- Your objective
Reproduce the data exactly and drop any pictures it holds.
## START Data extract
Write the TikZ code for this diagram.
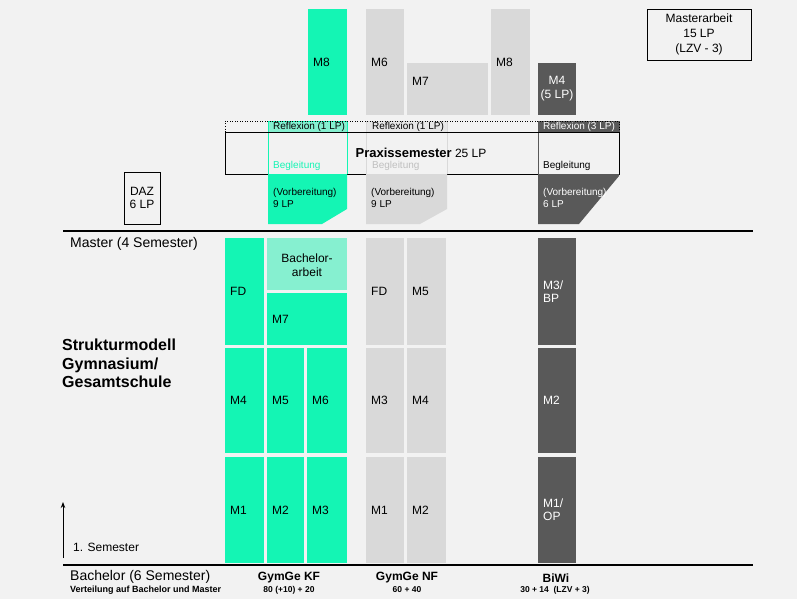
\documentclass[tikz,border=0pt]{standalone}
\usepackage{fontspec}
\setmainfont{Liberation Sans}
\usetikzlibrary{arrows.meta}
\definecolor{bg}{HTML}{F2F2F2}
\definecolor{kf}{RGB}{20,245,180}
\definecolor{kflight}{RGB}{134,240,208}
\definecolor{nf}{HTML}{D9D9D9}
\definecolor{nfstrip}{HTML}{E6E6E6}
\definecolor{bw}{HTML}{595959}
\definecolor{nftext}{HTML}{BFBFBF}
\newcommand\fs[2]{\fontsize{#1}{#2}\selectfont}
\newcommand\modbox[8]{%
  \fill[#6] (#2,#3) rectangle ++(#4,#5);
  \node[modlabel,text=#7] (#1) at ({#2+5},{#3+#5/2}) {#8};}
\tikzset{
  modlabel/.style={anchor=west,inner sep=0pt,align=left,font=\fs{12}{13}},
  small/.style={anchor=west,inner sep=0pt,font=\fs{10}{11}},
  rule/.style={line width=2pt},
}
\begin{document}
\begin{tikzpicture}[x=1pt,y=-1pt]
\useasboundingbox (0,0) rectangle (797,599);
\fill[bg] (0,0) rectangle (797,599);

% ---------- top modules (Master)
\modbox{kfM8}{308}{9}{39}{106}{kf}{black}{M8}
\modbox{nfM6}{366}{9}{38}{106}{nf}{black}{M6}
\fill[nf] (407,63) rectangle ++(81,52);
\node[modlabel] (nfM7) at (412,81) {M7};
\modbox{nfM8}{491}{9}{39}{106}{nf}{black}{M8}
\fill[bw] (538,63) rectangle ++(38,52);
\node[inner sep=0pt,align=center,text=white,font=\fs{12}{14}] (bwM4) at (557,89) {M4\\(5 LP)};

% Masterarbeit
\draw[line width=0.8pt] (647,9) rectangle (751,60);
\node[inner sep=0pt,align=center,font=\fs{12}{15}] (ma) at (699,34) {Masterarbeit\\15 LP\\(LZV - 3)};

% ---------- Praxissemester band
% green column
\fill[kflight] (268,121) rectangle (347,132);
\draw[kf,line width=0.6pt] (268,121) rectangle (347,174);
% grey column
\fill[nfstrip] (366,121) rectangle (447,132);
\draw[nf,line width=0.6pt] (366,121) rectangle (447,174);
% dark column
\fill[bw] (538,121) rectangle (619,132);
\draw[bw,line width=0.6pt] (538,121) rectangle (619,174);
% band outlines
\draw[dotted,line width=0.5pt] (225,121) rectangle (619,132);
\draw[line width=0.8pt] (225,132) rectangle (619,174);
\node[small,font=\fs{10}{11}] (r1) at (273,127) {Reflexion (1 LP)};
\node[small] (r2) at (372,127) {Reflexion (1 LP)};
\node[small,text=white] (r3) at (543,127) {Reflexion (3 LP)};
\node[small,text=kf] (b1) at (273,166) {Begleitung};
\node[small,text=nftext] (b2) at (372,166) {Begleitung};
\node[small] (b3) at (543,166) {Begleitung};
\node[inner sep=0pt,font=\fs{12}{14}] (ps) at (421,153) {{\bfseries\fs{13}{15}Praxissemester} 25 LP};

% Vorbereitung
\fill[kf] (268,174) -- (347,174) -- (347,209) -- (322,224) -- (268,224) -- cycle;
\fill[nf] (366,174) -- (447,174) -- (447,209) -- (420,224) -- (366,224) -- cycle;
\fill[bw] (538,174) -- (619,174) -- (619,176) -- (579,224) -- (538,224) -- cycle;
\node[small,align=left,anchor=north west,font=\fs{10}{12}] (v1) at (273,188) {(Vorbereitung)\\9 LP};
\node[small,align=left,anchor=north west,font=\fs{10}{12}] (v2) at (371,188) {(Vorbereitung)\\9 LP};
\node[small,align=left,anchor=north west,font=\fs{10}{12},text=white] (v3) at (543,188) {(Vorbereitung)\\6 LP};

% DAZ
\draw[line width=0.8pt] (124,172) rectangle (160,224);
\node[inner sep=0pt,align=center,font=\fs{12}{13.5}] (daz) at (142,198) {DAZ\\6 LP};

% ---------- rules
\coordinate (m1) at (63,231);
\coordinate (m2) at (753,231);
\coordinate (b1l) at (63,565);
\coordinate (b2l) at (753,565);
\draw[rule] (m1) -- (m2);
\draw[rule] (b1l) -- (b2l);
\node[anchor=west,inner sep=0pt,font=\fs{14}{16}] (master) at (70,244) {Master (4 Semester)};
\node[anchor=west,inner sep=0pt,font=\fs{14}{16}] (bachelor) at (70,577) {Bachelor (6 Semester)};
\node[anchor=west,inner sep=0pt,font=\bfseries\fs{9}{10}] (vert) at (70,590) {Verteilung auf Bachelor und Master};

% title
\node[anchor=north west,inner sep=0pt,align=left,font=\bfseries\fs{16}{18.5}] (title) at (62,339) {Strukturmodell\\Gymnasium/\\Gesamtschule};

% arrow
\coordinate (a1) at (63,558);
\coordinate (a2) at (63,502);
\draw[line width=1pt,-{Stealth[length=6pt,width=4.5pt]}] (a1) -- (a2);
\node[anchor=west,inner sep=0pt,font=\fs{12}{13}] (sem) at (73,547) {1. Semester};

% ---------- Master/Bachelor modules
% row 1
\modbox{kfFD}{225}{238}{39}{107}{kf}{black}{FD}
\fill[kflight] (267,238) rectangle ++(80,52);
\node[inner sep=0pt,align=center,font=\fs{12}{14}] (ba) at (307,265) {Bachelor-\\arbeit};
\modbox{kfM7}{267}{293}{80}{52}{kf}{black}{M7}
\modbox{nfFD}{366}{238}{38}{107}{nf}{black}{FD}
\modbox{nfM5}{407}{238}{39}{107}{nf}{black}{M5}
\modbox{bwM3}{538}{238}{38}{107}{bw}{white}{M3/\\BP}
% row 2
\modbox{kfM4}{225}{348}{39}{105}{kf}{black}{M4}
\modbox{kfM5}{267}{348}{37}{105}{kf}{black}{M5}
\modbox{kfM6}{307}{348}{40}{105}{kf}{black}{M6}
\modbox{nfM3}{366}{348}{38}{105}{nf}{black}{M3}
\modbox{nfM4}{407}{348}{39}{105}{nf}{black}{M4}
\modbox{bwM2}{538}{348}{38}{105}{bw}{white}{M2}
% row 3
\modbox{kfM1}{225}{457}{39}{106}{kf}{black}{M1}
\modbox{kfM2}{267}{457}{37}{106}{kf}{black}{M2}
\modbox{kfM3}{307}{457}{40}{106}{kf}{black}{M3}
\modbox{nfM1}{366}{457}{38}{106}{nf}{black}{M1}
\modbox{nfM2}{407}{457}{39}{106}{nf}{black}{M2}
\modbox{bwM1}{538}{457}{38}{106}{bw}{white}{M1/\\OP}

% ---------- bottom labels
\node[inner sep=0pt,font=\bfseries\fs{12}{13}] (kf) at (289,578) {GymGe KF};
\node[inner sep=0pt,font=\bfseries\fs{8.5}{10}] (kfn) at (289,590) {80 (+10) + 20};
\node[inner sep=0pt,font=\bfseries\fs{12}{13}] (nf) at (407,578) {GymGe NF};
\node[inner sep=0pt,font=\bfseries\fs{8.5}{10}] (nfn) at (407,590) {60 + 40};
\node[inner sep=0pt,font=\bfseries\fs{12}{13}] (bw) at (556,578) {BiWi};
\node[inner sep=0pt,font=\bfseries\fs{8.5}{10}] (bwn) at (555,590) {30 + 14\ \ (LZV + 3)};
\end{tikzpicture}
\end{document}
## END Data extract
- Final result
Write the TikZ code for this diagram.
\documentclass[tikz,border=0pt]{standalone}
\usepackage{fontspec}
\setmainfont{Liberation Sans}
\usetikzlibrary{arrows.meta}
\definecolor{bg}{HTML}{F2F2F2}
\definecolor{kf}{RGB}{20,245,180}
\definecolor{kflight}{RGB}{134,240,208}
\definecolor{nf}{HTML}{D9D9D9}
\definecolor{nfstrip}{HTML}{E6E6E6}
\definecolor{bw}{HTML}{595959}
\definecolor{nftext}{HTML}{BFBFBF}
\newcommand\fs[2]{\fontsize{#1}{#2}\selectfont}
\newcommand\modbox[8]{%
  \fill[#6] (#2,#3) rectangle ++(#4,#5);
  \node[modlabel,text=#7] (#1) at ({#2+5},{#3+#5/2}) {#8};}
\tikzset{
  modlabel/.style={anchor=west,inner sep=0pt,align=left,font=\fs{12}{13}},
  small/.style={anchor=west,inner sep=0pt,font=\fs{10}{11}},
  rule/.style={line width=2pt},
}
\begin{document}
\begin{tikzpicture}[x=1pt,y=-1pt]
\useasboundingbox (0,0) rectangle (797,599);
\fill[bg] (0,0) rectangle (797,599);

% ---------- top modules (Master)
\modbox{kfM8}{308}{9}{39}{106}{kf}{black}{M8}
\modbox{nfM6}{366}{9}{38}{106}{nf}{black}{M6}
\fill[nf] (407,63) rectangle ++(81,52);
\node[modlabel] (nfM7) at (412,81) {M7};
\modbox{nfM8}{491}{9}{39}{106}{nf}{black}{M8}
\fill[bw] (538,63) rectangle ++(38,52);
\node[inner sep=0pt,align=center,text=white,font=\fs{12}{14}] (bwM4) at (557,89) {M4\\(5 LP)};

% Masterarbeit
\draw[line width=0.8pt] (647,9) rectangle (751,60);
\node[inner sep=0pt,align=center,font=\fs{12}{15}] (ma) at (699,34) {Masterarbeit\\15 LP\\(LZV - 3)};

% ---------- Praxissemester band
% green column
\fill[kflight] (268,121) rectangle (347,132);
\draw[kf,line width=0.6pt] (268,121) rectangle (347,174);
% grey column
\fill[nfstrip] (366,121) rectangle (447,132);
\draw[nf,line width=0.6pt] (366,121) rectangle (447,174);
% dark column
\fill[bw] (538,121) rectangle (619,132);
\draw[bw,line width=0.6pt] (538,121) rectangle (619,174);
% band outlines
\draw[dotted,line width=0.5pt] (225,121) rectangle (619,132);
\draw[line width=0.8pt] (225,132) rectangle (619,174);
\node[small,font=\fs{10}{11}] (r1) at (273,127) {Reflexion (1 LP)};
\node[small] (r2) at (372,127) {Reflexion (1 LP)};
\node[small,text=white] (r3) at (543,127) {Reflexion (3 LP)};
\node[small,text=kf] (b1) at (273,166) {Begleitung};
\node[small,text=nftext] (b2) at (372,166) {Begleitung};
\node[small] (b3) at (543,166) {Begleitung};
\node[inner sep=0pt,font=\fs{12}{14}] (ps) at (421,153) {{\bfseries\fs{13}{15}Praxissemester} 25 LP};

% Vorbereitung
\fill[kf] (268,174) -- (347,174) -- (347,209) -- (322,224) -- (268,224) -- cycle;
\fill[nf] (366,174) -- (447,174) -- (447,209) -- (420,224) -- (366,224) -- cycle;
\fill[bw] (538,174) -- (619,174) -- (619,176) -- (579,224) -- (538,224) -- cycle;
\node[small,align=left,anchor=north west,font=\fs{10}{12}] (v1) at (273,188) {(Vorbereitung)\\9 LP};
\node[small,align=left,anchor=north west,font=\fs{10}{12}] (v2) at (371,188) {(Vorbereitung)\\9 LP};
\node[small,align=left,anchor=north west,font=\fs{10}{12},text=white] (v3) at (543,188) {(Vorbereitung)\\6 LP};

% DAZ
\draw[line width=0.8pt] (124,172) rectangle (160,224);
\node[inner sep=0pt,align=center,font=\fs{12}{13.5}] (daz) at (142,198) {DAZ\\6 LP};

% ---------- rules
\coordinate (m1) at (63,231);
\coordinate (m2) at (753,231);
\coordinate (b1l) at (63,565);
\coordinate (b2l) at (753,565);
\draw[rule] (m1) -- (m2);
\draw[rule] (b1l) -- (b2l);
\node[anchor=west,inner sep=0pt,font=\fs{14}{16}] (master) at (70,244) {Master (4 Semester)};
\node[anchor=west,inner sep=0pt,font=\fs{14}{16}] (bachelor) at (70,577) {Bachelor (6 Semester)};
\node[anchor=west,inner sep=0pt,font=\bfseries\fs{9}{10}] (vert) at (70,590) {Verteilung auf Bachelor und Master};

% title
\node[anchor=north west,inner sep=0pt,align=left,font=\bfseries\fs{16}{18.5}] (title) at (62,339) {Strukturmodell\\Gymnasium/\\Gesamtschule};

% arrow
\coordinate (a1) at (63,558);
\coordinate (a2) at (63,502);
\draw[line width=1pt,-{Stealth[length=6pt,width=4.5pt]}] (a1) -- (a2);
\node[anchor=west,inner sep=0pt,font=\fs{12}{13}] (sem) at (73,547) {1. Semester};

% ---------- Master/Bachelor modules
% row 1
\modbox{kfFD}{225}{238}{39}{107}{kf}{black}{FD}
\fill[kflight] (267,238) rectangle ++(80,52);
\node[inner sep=0pt,align=center,font=\fs{12}{14}] (ba) at (307,265) {Bachelor-\\arbeit};
\modbox{kfM7}{267}{293}{80}{52}{kf}{black}{M7}
\modbox{nfFD}{366}{238}{38}{107}{nf}{black}{FD}
\modbox{nfM5}{407}{238}{39}{107}{nf}{black}{M5}
\modbox{bwM3}{538}{238}{38}{107}{bw}{white}{M3/\\BP}
% row 2
\modbox{kfM4}{225}{348}{39}{105}{kf}{black}{M4}
\modbox{kfM5}{267}{348}{37}{105}{kf}{black}{M5}
\modbox{kfM6}{307}{348}{40}{105}{kf}{black}{M6}
\modbox{nfM3}{366}{348}{38}{105}{nf}{black}{M3}
\modbox{nfM4}{407}{348}{39}{105}{nf}{black}{M4}
\modbox{bwM2}{538}{348}{38}{105}{bw}{white}{M2}
% row 3
\modbox{kfM1}{225}{457}{39}{106}{kf}{black}{M1}
\modbox{kfM2}{267}{457}{37}{106}{kf}{black}{M2}
\modbox{kfM3}{307}{457}{40}{106}{kf}{black}{M3}
\modbox{nfM1}{366}{457}{38}{106}{nf}{black}{M1}
\modbox{nfM2}{407}{457}{39}{106}{nf}{black}{M2}
\modbox{bwM1}{538}{457}{38}{106}{bw}{white}{M1/\\OP}

% ---------- bottom labels
\node[inner sep=0pt,font=\bfseries\fs{12}{13}] (kf) at (289,578) {GymGe KF};
\node[inner sep=0pt,font=\bfseries\fs{8.5}{10}] (kfn) at (289,590) {80 (+10) + 20};
\node[inner sep=0pt,font=\bfseries\fs{12}{13}] (nf) at (407,578) {GymGe NF};
\node[inner sep=0pt,font=\bfseries\fs{8.5}{10}] (nfn) at (407,590) {60 + 40};
\node[inner sep=0pt,font=\bfseries\fs{12}{13}] (bw) at (556,578) {BiWi};
\node[inner sep=0pt,font=\bfseries\fs{8.5}{10}] (bwn) at (555,590) {30 + 14\ \ (LZV + 3)};
\end{tikzpicture}
\end{document}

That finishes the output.